Physical Properties and Substance Structures

Melting and Boiling Points: These increase as the strength of the intermolecular forces increases.
Solubility: Governed by the principle of "like dissolving like." Solubility occurs when the solute and solvent possess similar intermolecular force strengths.
Simple Molecules: Examples include $O_2$ , $H_2$ , and $H_2O$ . These consist of a fixed, specific number of atoms held together by weak intermolecular forces.
Giant or Macromolecules: These consist of an unknown or unlimited number of atoms held together by strong interatomic forces throughout the solid. Types include ionic crystals, metallic crystals, and covalent network structures.
Specific Covalent Network Structures: - Diamond: A giant covalent structure where each carbon atom forms four single bonds in a bonded tetrahedral arrangement. It is extremely hard, has a melting point of approximately $4000 \, ^\circ\text{C}$ , does not conduct electricity, and is insoluble. - Graphite: Features a layered structure where carbon atoms form only three bonds. This leaves delocalised electrons that allow graphite to conduct electricity. Van der Waals dispersion forces exist between the sheets, making it soft, slippery, and less dense than diamond. - Silicon Dioxide ( $SiO_2$ ): A giant covalent structure similar to diamond. Each silicon atom is bridged by oxygen atoms.
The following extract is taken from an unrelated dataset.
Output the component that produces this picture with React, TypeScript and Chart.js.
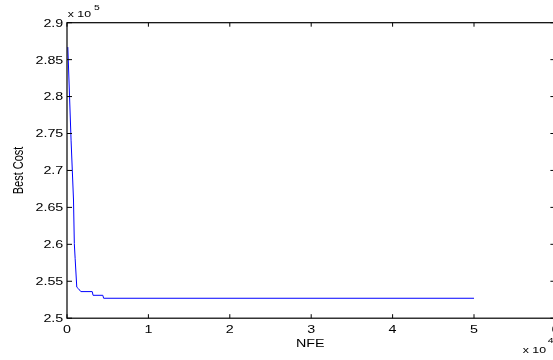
import { useEffect, useRef } from 'react';
import { Chart, registerables } from 'chart.js';

Chart.register(...registerables);

// Convergence history: number of function evaluations vs. best cost found
const nfe = [100, 500, 800, 900, 1000, 1200, 1400, 1700, 3100, 3200, 4400, 4500, 50000];
const bestCost = [286700, 274100, 266000, 260100, 258100, 254200, 254000, 253600, 253600, 253100, 253100, 252700, 252700];

// Axis tick labels (scaled by the exponents below)
const xTickLabels = ['0', '1', '2', '3', '4', '5', '6'];
const yTickLabels = ['2.5', '2.55', '2.6', '2.65', '2.7', '2.75', '2.8', '2.85', '2.9'];
const xExponent = 4;
const yExponent = 5;
const xTitle = 'NFE';
const yTitle = 'Best Cost';

const FONT = '"Liberation Sans", Arial, Helvetica, sans-serif';
const SX = 1.3; // horizontal text stretch

function stretchedText(
  ctx: CanvasRenderingContext2D,
  text: string,
  x: number,
  y: number,
  size: number,
  align: CanvasTextAlign,
  rotate = 0
) {
  ctx.save();
  ctx.translate(x, y);
  ctx.scale(SX, 1);
  if (rotate) ctx.rotate(rotate);
  ctx.font = `${size}px ${FONT}`;
  ctx.textAlign = align;
  ctx.textBaseline = 'alphabetic';
  ctx.fillStyle = '#000';
  ctx.fillText(text, 0, 0);
  ctx.restore();
}

const framePlugin = {
  id: 'matlabFrame',
  afterDatasetsDraw(chart: any) {
    const { ctx, chartArea: a, scales } = chart;
    const xs = scales.x;
    const ys = scales.y;
    ctx.save();
    ctx.strokeStyle = '#000';
    ctx.lineWidth = 1.2;
    ctx.strokeRect(a.left, a.top, a.right - a.left, a.bottom - a.top);

    ctx.lineWidth = 1;
    ctx.beginPath();
    xTickLabels.forEach((lbl) => {
      const px = xs.getPixelForValue(parseFloat(lbl) * 10 ** xExponent);
      ctx.moveTo(px, a.bottom);
      ctx.lineTo(px, a.bottom - 4);
      ctx.moveTo(px, a.top);
      ctx.lineTo(px, a.top + 4);
    });
    yTickLabels.forEach((lbl) => {
      const py = ys.getPixelForValue(parseFloat(lbl) * 10 ** yExponent);
      ctx.moveTo(a.left, py);
      ctx.lineTo(a.left + 5, py);
      ctx.moveTo(a.right, py);
      ctx.lineTo(a.right - 5, py);
    });
    ctx.stroke();
    ctx.restore();

    xTickLabels.forEach((lbl) => {
      const px = xs.getPixelForValue(parseFloat(lbl) * 10 ** xExponent);
      stretchedText(ctx, lbl, px, a.bottom + 14.5, 11, 'center');
    });
    yTickLabels.forEach((lbl) => {
      const py = ys.getPixelForValue(parseFloat(lbl) * 10 ** yExponent);
      stretchedText(ctx, lbl, a.left - 3.7, py + 3.9, 11, 'right');
    });

    // Axis titles
    stretchedText(ctx, xTitle, (a.left + a.right) / 2 - 1, a.bottom + 29, 11, 'center');
    stretchedText(ctx, yTitle, 22.7, (a.top + a.bottom) / 2, 11, 'center', -Math.PI / 2);

    // Exponent multipliers
    stretchedText(ctx, 'x 10', a.left + 0.7, 17.3, 9.5, 'left');
    stretchedText(ctx, String(yExponent), 94, 10, 8, 'left');
    stretchedText(ctx, 'x 10', 522.7, 353.3, 9.5, 'left');
    stretchedText(ctx, String(xExponent), 547.7, 343.3, 8, 'left');
  },
};

export default function App() {
  const canvasRef = useRef<HTMLCanvasElement | null>(null);

  useEffect(() => {
    const canvas = canvasRef.current;
    if (!canvas) return;
    const chart = new Chart(canvas, {
      type: 'line',
      data: {
        datasets: [
          {
            data: nfe.map((v, i) => ({ x: v, y: bestCost[i] })),
            borderColor: '#0000ff',
            borderWidth: 1,
            pointRadius: 0,
            tension: 0,
            fill: false,
          },
        ],
      },
      options: {
        animation: false,
        responsive: false,
        devicePixelRatio: 1,
        events: [],
        layout: { padding: { left: 67, top: 22.7, right: 4.6, bottom: 41.8 } },
        scales: {
          x: {
            type: 'linear',
            display: false,
            min: parseFloat(xTickLabels[0]) * 10 ** xExponent,
            max: parseFloat(xTickLabels[xTickLabels.length - 1]) * 10 ** xExponent,
          },
          y: {
            type: 'linear',
            display: false,
            min: parseFloat(yTickLabels[0]) * 10 ** yExponent,
            max: parseFloat(yTickLabels[yTickLabels.length - 1]) * 10 ** yExponent,
          },
        },
        plugins: { legend: { display: false }, tooltip: { enabled: false } },
      },
      plugins: [framePlugin],
    });
    return () => chart.destroy();
  }, []);

  return (
    <div
      style={{
        position: 'fixed',
        left: 0,
        top: 0,
        width: 553,
        height: 360,
        overflow: 'hidden',
        background: '#fff',
      }}
    >
      <canvas ref={canvasRef} width={560} height={360} style={{ display: 'block' }} />
    </div>
  );
}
It is hard, has a high melting point of around $1700 \, ^\circ\text{C}$ , and is both insoluble and non-conductive.
Giant Ionic Structures (Sodium Chloride, $NaCl$ ): - Lattice Structure: Consists of alternating ions held by strong electrostatic attractions. - Property Determinants: Melting and boiling points depend on the magnitude of the charges and the size of the ions. - Electrical Conductivity: Solid $NaCl$ does NOT conduct electricity because the ions are fixed in place. However, it undergoes electrolysis in molten or aqueous states because the ions are then free to move and discharge. - Brittleness: Ionic crystals are brittle because mechanical stress can shift layers of ions. This movement brings ions of like charges side-by-side, causing the crystal to repel itself and shatter.